Posted: Wednesday 27th August 2014 at 17:59 pm

Stop Making Unsubstantiated Allegations, GSS Warns Bawumia


Government statistician, Dr Philomena Nyarko has warned Former Deputy Governor of the Bank of Ghana Dr Mahamadou Bawumia, to refrain from making unsubstantiated allegations against the Ghana Statistical Service.

Dr Philomena Nyarko’s comments follow accusations from Dr Bawumia that the Ghana Statistical Service and the Bank of Ghana were cooking up inflation and exchange rate figures.

According to Dr Mahamadou Bawumia ‘statistics on exchange rates from the Bank of Ghana and inflation from the GSS are in my humble opinion, not credible’.

Dr Bawumia questioned the forex exchange rate being churned out by the Bank of Ghana.

‘Where in Ghana today can you buy a dollar at close to GHC3.03? The large spread between the Bank of Ghana exchange rate and the interbank exchange rate indicates that the Bank of Ghana rate is being administratively set and not market driven.

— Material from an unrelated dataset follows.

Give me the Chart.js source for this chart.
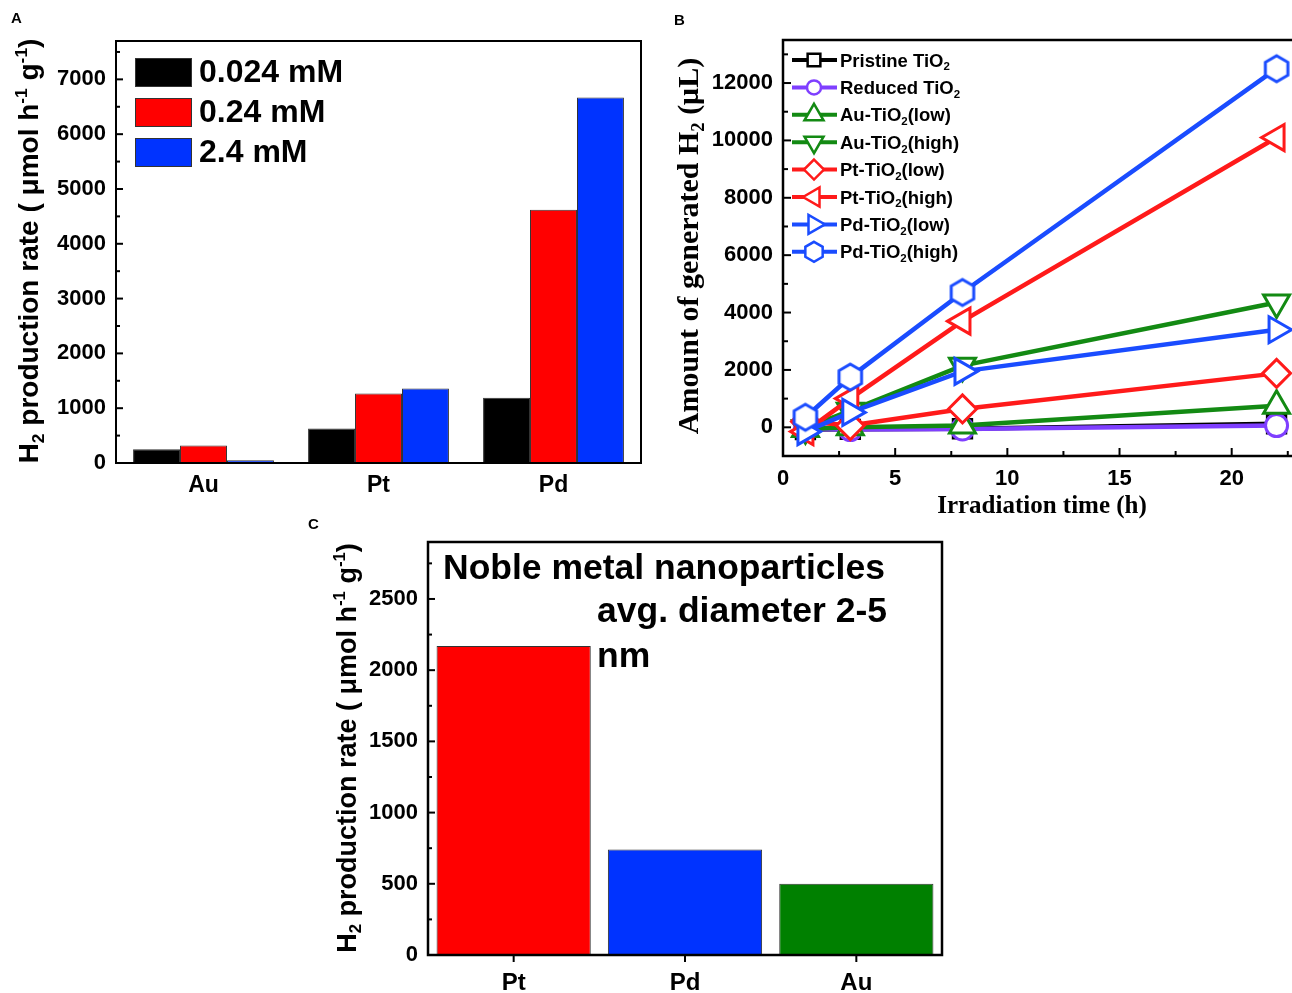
<!DOCTYPE html>
<html>
<head>
<meta charset="utf-8">
<script src="https://cdn.jsdelivr.net/npm/chart.js@4.4.1/dist/chart.umd.min.js"></script>
<style>
    html, body { margin: 0; padding: 0; background: #fff; overflow: hidden; width: 1292px; height: 993px; }
    canvas { position: absolute; }
    #chartA { left: 0; top: 0; }
    #chartB { left: 660px; top: 0; }
    #chartC { left: 300px; top: 510px; }
</style>
</head>
<body>
<canvas id="chartA" width="660" height="500" style="width:660px;height:500px"></canvas>
<canvas id="chartB" width="640" height="520" style="width:640px;height:520px"></canvas>
<canvas id="chartC" width="660" height="483" style="width:660px;height:483px"></canvas>
<script>
// ========== DATA ==========

// Panel A: rate vs precursor concentration
const metalsA = ['Au', 'Pt', 'Pd'];
const concLabels = ['0.024 mM', '0.24 mM', '2.4 mM'];
const rateLow = [250, 630, 1190];
const rateMid = [320, 1270, 4620];
const rateHigh = [50, 1360, 6670];
const yTicksA = [0, 1000, 2000, 3000, 4000, 5000, 6000, 7000];

// Panel B: generated H2 vs irradiation time
const timeH = [1, 3, 8, 22];
const seriesNamesB = ['Pristine TiO2', 'Reduced TiO2', 'Au-TiO2(low)', 'Au-TiO2(high)',
                      'Pt-TiO2(low)', 'Pt-TiO2(high)', 'Pd-TiO2(low)', 'Pd-TiO2(high)'];
const pristineTiO2 = [-80, -70, -50, 120];
const reducedTiO2 = [-60, -80, -60, 60];
const auLow = [-60, 0, 60, 750];
const auHigh = [-30, 580, 2150, 4350];
const ptLow = [200, 60, 640, 1880];
const ptHigh = [-150, 1000, 3700, 10100];
const pdLow = [-150, 520, 1950, 3400];
const pdHigh = [350, 1750, 4700, 12500];
const yTicksB = [0, 2000, 4000, 6000, 8000, 10000, 12000];
const xTicksB = [0, 5, 10, 15, 20];

// Panel C: rate by metal
const metalsC = ['Pt', 'Pd', 'Au'];
const rateC = [2170, 740, 500];
const yTicksC = [0, 500, 1000, 1500, 2000, 2500];

// ========== HELPERS ==========
const SANS = '"Liberation Sans", Arial, sans-serif';
const SERIF = '"Liberation Serif", "Times New Roman", serif';

// draws text made of parts [text, 'sub'|'sup'|''], centred (or left aligned) on x,y
function drawRich(ctx, parts, x, y, size, family, rotate, align) {
    ctx.save();
    ctx.translate(x, y);
    if (rotate) ctx.rotate(-Math.PI / 2);
    let total = 0;
    const items = parts.map(([t, k]) => {
        const fs = k ? size * 0.62 : size;
        ctx.font = `bold ${fs}px ${family}`;
        const w = ctx.measureText(t).width;
        total += w;
        return { t, k, fs, w };
    });
    let cx = align === 'left' ? 0 : -total / 2;
    ctx.textAlign = 'left';
    ctx.textBaseline = 'alphabetic';
    ctx.fillStyle = '#000';
    items.forEach(it => {
        ctx.font = `bold ${it.fs}px ${family}`;
        let dy = size * 0.36;
        if (it.k === 'sub') dy += size * 0.2;
        if (it.k === 'sup') dy -= size * 0.4;
        ctx.fillText(it.t, cx, dy);
        cx += it.w;
    });
    ctx.restore();
}

function frame(chart, lw) {
    const { ctx, chartArea: a } = chart;
    ctx.save();
    ctx.strokeStyle = '#000';
    ctx.lineWidth = lw;
    ctx.strokeRect(a.left, a.top, a.right - a.left, a.bottom - a.top);
    ctx.restore();
}

// inward ticks on the y axis (major + minor)
function yTicks(chart, step, majors, majLen, minLen) {
    const { ctx, chartArea: a } = chart;
    const s = chart.scales.y;
    ctx.save();
    ctx.strokeStyle = '#000';
    ctx.lineWidth = 2;
    const start = Math.ceil(s.min / step) * step;
    for (let v = start; v <= s.max; v += step) {
        const py = s.getPixelForValue(v);
        const len = majors.includes(v) ? majLen : minLen;
        ctx.beginPath();
        ctx.moveTo(a.left, py);
        ctx.lineTo(a.left + len, py);
        ctx.stroke();
    }
    ctx.restore();
}

function hexPath(ctx, x, y, r) {
    ctx.beginPath();
    for (let i = 0; i < 6; i++) {
        const ang = -Math.PI / 2 + i * Math.PI / 3;
        const px = x + r * Math.cos(ang), py = y + r * Math.sin(ang);
        if (i === 0) ctx.moveTo(px, py); else ctx.lineTo(px, py);
    }
    ctx.closePath();
}

function makeHexagon(r, color) {
    const c = document.createElement('canvas');
    const size = Math.ceil(2 * r + 6);
    c.width = size; c.height = size;
    const g = c.getContext('2d');
    hexPath(g, size / 2, size / 2, r);
    g.fillStyle = '#fff';
    g.fill();
    g.lineWidth = 3;
    g.strokeStyle = color;
    g.stroke();
    return c;
}

function drawMarker(ctx, style, rot, x, y, r, color) {
    ctx.save();
    ctx.beginPath();
    if (style === 'hex') {
        hexPath(ctx, x, y, r);
    } else if (style === 'rect') {
        const h = r * Math.SQRT1_2;
        ctx.rect(x - h, y - h, 2 * h, 2 * h);
    } else if (style === 'circle') {
        ctx.arc(x, y, r, 0, Math.PI * 2);
    } else if (style === 'rectRot') {
        ctx.moveTo(x, y - r); ctx.lineTo(x + r, y); ctx.lineTo(x, y + r); ctx.lineTo(x - r, y);
        ctx.closePath();
    } else if (style === 'triangle') {
        let rad = rot * Math.PI / 180;
        for (let i = 0; i < 3; i++) {
            const px = x + Math.sin(rad) * r, py = y - Math.cos(rad) * r;
            if (i === 0) ctx.moveTo(px, py); else ctx.lineTo(px, py);
            rad += 2 * Math.PI / 3;
        }
        ctx.closePath();
    }
    ctx.fillStyle = '#fff';
    ctx.fill();
    ctx.lineWidth = 2.5;
    ctx.strokeStyle = color;
    ctx.stroke();
    ctx.restore();
}

const plainNum = v => String(v);

Chart.defaults.font.family = SANS;
Chart.defaults.font.weight = 'bold';
Chart.defaults.color = '#000';
Chart.defaults.animation = false;

// ========== PANEL A ==========
const colorsA = ['#000000', '#ff0000', '#0033ff'];

const panelAPlugin = {
    id: 'panelA',
    afterDraw(chart) {
        const ctx = chart.ctx;
        frame(chart, 2);
        yTicks(chart, 500, yTicksA, 7, 4);
        // legend
        chart.data.datasets.forEach((ds, i) => {
            const y = 58 + i * 40;
            ctx.fillStyle = ds.backgroundColor;
            ctx.fillRect(135, y, 56, 28);
            ctx.strokeStyle = '#333';
            ctx.lineWidth = 1;
            ctx.strokeRect(135.5, y + 0.5, 56, 28);
            ctx.fillStyle = '#000';
            ctx.font = `bold 32px ${SANS}`;
            ctx.textBaseline = 'middle';
            ctx.textAlign = 'left';
            ctx.fillText(ds.label, 199, y + 15);
        });
        // titles
        drawRich(ctx, [['H', ''], ['2', 'sub'], [' production rate ( μmol h', ''], ['-1', 'sup'],
                       [' g', ''], ['-1', 'sup'], [')', '']], 28, 251, 28, SANS, true);
        ctx.font = `bold 15px ${SANS}`;
        ctx.textBaseline = 'middle';
        ctx.textAlign = 'left';
        ctx.fillText('A', 11, 19);
    }
};

new Chart(document.getElementById('chartA'), {
    type: 'bar',
    data: {
        labels: metalsA,
        datasets: [rateLow, rateMid, rateHigh].map((d, i) => ({
            label: concLabels[i],
            data: d,
            backgroundColor: colorsA[i],
            borderColor: '#333',
            borderWidth: 1,
            borderSkipped: 'bottom'
        }))
    },
    options: {
        responsive: false,
        devicePixelRatio: 1,
        layout: { autoPadding: false, padding: { left: 0, top: 41, right: 19, bottom: 0 } },
        datasets: { bar: { categoryPercentage: 0.805, barPercentage: 1 } },
        plugins: { legend: { display: false }, tooltip: { enabled: false } },
        scales: {
            x: {
                grid: { display: false, drawTicks: false },
                border: { display: false },
                ticks: { font: { size: 23 }, padding: 9 },
                afterFit: s => { s.height = 37; s.paddingLeft = 0; s.paddingRight = 0; }
            },
            y: {
                min: 0, max: 7700,
                afterBuildTicks: s => { s.ticks = yTicksA.map(v => ({ value: v })); },
                grid: { display: false, drawTicks: false },
                border: { display: false },
                ticks: { font: { size: 22 }, padding: 10, callback: plainNum },
                afterFit: s => { s.width = 116; }
            }
        }
    },
    plugins: [panelAPlugin]
});

// ========== PANEL B ==========
const colorsB = ['#000000', '#7f3fff', '#138a13', '#138a13', '#ff1a1a', '#ff1a1a', '#1a4cff', '#1a4cff'];
const stylesB = [
    ['rect', 0, 13], ['circle', 0, 11], ['triangle', 0, 15], ['triangle', 180, 15],
    ['rectRot', 0, 14], ['triangle', 270, 15], ['triangle', 90, 15], ['hex', 0, 13]
];
const legendR = [9, 7, 11, 11, 10, 11, 11, 10];
const valuesB = [pristineTiO2, reducedTiO2, auLow, auHigh, ptLow, ptHigh, pdLow, pdHigh];

const panelBPlugin = {
    id: 'panelB',
    afterDraw(chart) {
        const { ctx, chartArea: a } = chart;
        frame(chart, 2.5);
        yTicks(chart, 1000, yTicksB, 8, 5);
        // x ticks inward
        const xs = chart.scales.x;
        ctx.save();
        ctx.strokeStyle = '#000';
        ctx.lineWidth = 2;
        for (let v = 0; v <= xs.max; v += 2.5) {
            const px = xs.getPixelForValue(v);
            const len = xTicksB.includes(v) ? 8 : 5;
            ctx.beginPath();
            ctx.moveTo(px, a.bottom);
            ctx.lineTo(px, a.bottom - len);
            ctx.stroke();
        }
        ctx.restore();
        // legend
        chart.data.datasets.forEach((ds, i) => {
            const y = 60 + i * 27.4;
            ctx.save();
            ctx.strokeStyle = ds.borderColor;
            ctx.lineWidth = 4;
            ctx.beginPath();
            ctx.moveTo(132, y);
            ctx.lineTo(177, y);
            ctx.stroke();
            ctx.restore();
            drawMarker(ctx, stylesB[i][0], stylesB[i][1], 154, y, legendR[i], ds.borderColor);
            const name = seriesNamesB[i];
            const k = name.indexOf('TiO2') + 3;
            drawRich(ctx, [[name.slice(0, k), ''], ['2', 'sub'], [name.slice(k + 1), '']],
                     180, y, 18.5, SANS, false, 'left');
        });
        // titles
        drawRich(ctx, [['Amount of generated H', ''], ['2', 'sub'], [' (μL)', '']],
                 27, 246, 30, SERIF, true);
        drawRich(ctx, [['Irradiation time (h)', '']], 382, 504, 25, SERIF, false);
        ctx.font = `bold 15px ${SANS}`;
        ctx.textBaseline = 'middle';
        ctx.textAlign = 'left';
        ctx.fillStyle = '#000';
        ctx.fillText('B', 14, 21);
    }
};

new Chart(document.getElementById('chartB'), {
    type: 'line',
    data: {
        datasets: valuesB.map((vals, i) => ({
            label: seriesNamesB[i],
            data: vals.map((v, j) => ({ x: timeH[j], y: v })),
            borderColor: colorsB[i],
            borderWidth: 4.5,
            pointStyle: stylesB[i][0] === 'hex' ? makeHexagon(stylesB[i][2], colorsB[i]) : stylesB[i][0],
            pointRotation: stylesB[i][1],
            pointRadius: stylesB[i][2],
            pointBorderWidth: 3,
            pointBorderColor: colorsB[i],
            pointBackgroundColor: '#ffffff',
            tension: 0,
            order: valuesB.length - i,
            clip: false
        }))
    },
    options: {
        responsive: false,
        devicePixelRatio: 1,
        layout: { autoPadding: false, padding: { left: 0, top: 40, right: 1, bottom: 0 } },
        plugins: { legend: { display: false }, tooltip: { enabled: false } },
        scales: {
            x: {
                type: 'linear',
                min: 0, max: 23,
                afterBuildTicks: s => { s.ticks = xTicksB.map(v => ({ value: v })); },
                grid: { display: false, drawTicks: false },
                border: { display: false },
                ticks: { font: { size: 22 }, padding: 10, callback: plainNum },
                afterFit: s => { s.height = 64; s.paddingLeft = 0; s.paddingRight = 0; }
            },
            y: {
                min: -1000, max: 13500,
                afterBuildTicks: s => { s.ticks = yTicksB.map(v => ({ value: v })); },
                grid: { display: false, drawTicks: false },
                border: { display: false },
                ticks: { font: { size: 22 }, padding: 10, callback: plainNum },
                afterFit: s => { s.width = 123; }
            }
        }
    },
    plugins: [panelBPlugin]
});

// ========== PANEL C ==========
const colorsC = ['#ff0000', '#0033ff', '#008000'];

const panelCPlugin = {
    id: 'panelC',
    afterDraw(chart) {
        const { ctx, chartArea: a } = chart;
        frame(chart, 2.5);
        yTicks(chart, 250, yTicksC, 7, 4);
        // outward category ticks
        const xs = chart.scales.x;
        ctx.save();
        ctx.strokeStyle = '#000';
        ctx.lineWidth = 2;
        xs.ticks.forEach((t, i) => {
            const px = xs.getPixelForTick(i);
            ctx.beginPath();
            ctx.moveTo(px, a.bottom);
            ctx.lineTo(px, a.bottom + 7);
            ctx.stroke();
        });
        ctx.restore();
        // note
        ctx.fillStyle = '#000';
        ctx.font = `bold 35.5px ${SANS}`;
        ctx.textBaseline = 'middle';
        ctx.textAlign = 'left';
        ctx.fillText('Noble metal nanoparticles', 143, 59);
        ctx.fillText('avg. diameter 2-5', 297, 102);
        ctx.fillText('nm', 297, 147);
        // titles
        drawRich(ctx, [['H', ''], ['2', 'sub'], [' production rate ( μmol h', ''], ['-1', 'sup'],
                       [' g', ''], ['-1', 'sup'], [')', '']], 46, 238, 27, SANS, true);
        ctx.font = `bold 15px ${SANS}`;
        ctx.textBaseline = 'middle';
        ctx.fillText('C', 8, 15);
    }
};

new Chart(document.getElementById('chartC'), {
    type: 'bar',
    data: {
        labels: metalsC,
        datasets: [{
            data: rateC,
            backgroundColor: colorsC,
            borderColor: '#333',
            borderWidth: 1,
            borderSkipped: 'bottom'
        }]
    },
    options: {
        responsive: false,
        devicePixelRatio: 1,
        layout: { autoPadding: false, padding: { left: 0, top: 32, right: 18, bottom: 0 } },
        datasets: { bar: { categoryPercentage: 0.9, barPercentage: 1 } },
        plugins: { legend: { display: false }, tooltip: { enabled: false } },
        scales: {
            x: {
                grid: { display: false, drawTicks: false },
                border: { display: false },
                ticks: { font: { size: 24 }, padding: 14 },
                afterFit: s => { s.height = 38; s.paddingLeft = 0; s.paddingRight = 0; }
            },
            y: {
                min: 0, max: 2900,
                afterBuildTicks: s => { s.ticks = yTicksC.map(v => ({ value: v })); },
                grid: { display: false, drawTicks: false },
                border: { display: false },
                ticks: { font: { size: 22 }, padding: 10, callback: plainNum },
                afterFit: s => { s.width = 128; }
            }
        }
    },
    plugins: [panelCPlugin]
});
</script>
</body>
</html>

The BoG exchange rate is unchanged even in the face of an increase in the pipeline of demands for foreign exchange that it cannot meet. Price should normally increase when demand exceeds supply but this is not what we are observing in the BoG forex market’

The former deputy governor also questioned inflation figures from the Ghana Statistical Service.

According to him ‘something is not quite right and the GSS should take another look at the numbers’.

He adds that ‘the rate of increase of prices in 2014 by our collective experience is clearly the highest in recent times, underpinned by the 40% depreciation of the exchange so far this year, increases in petroleum, utility and transportation prices, etc.. The prices of most goods and services have virtually doubled and continue to increase daily.

This notwithstanding, the Ghana Statistical service data on inflation suggests that price increases in 2014 are slower than they were last year (2013). Between January and July 2014 inflation increased by only 1.5% (13.8% to15.3%) after all the increases in petroleum, utilities and other prices we have witnessed.

For the same period in 2013, inflation increased by 1.7%. This means that we were experiencing marginally faster price increases in 2013 than in 2014. Unfortunately this data does not capture our collective experience. Almost every individual, household, business would tell you that prices are increasing much faster this year than has been observed in many years. So why is the Statistical Service data not capturing this?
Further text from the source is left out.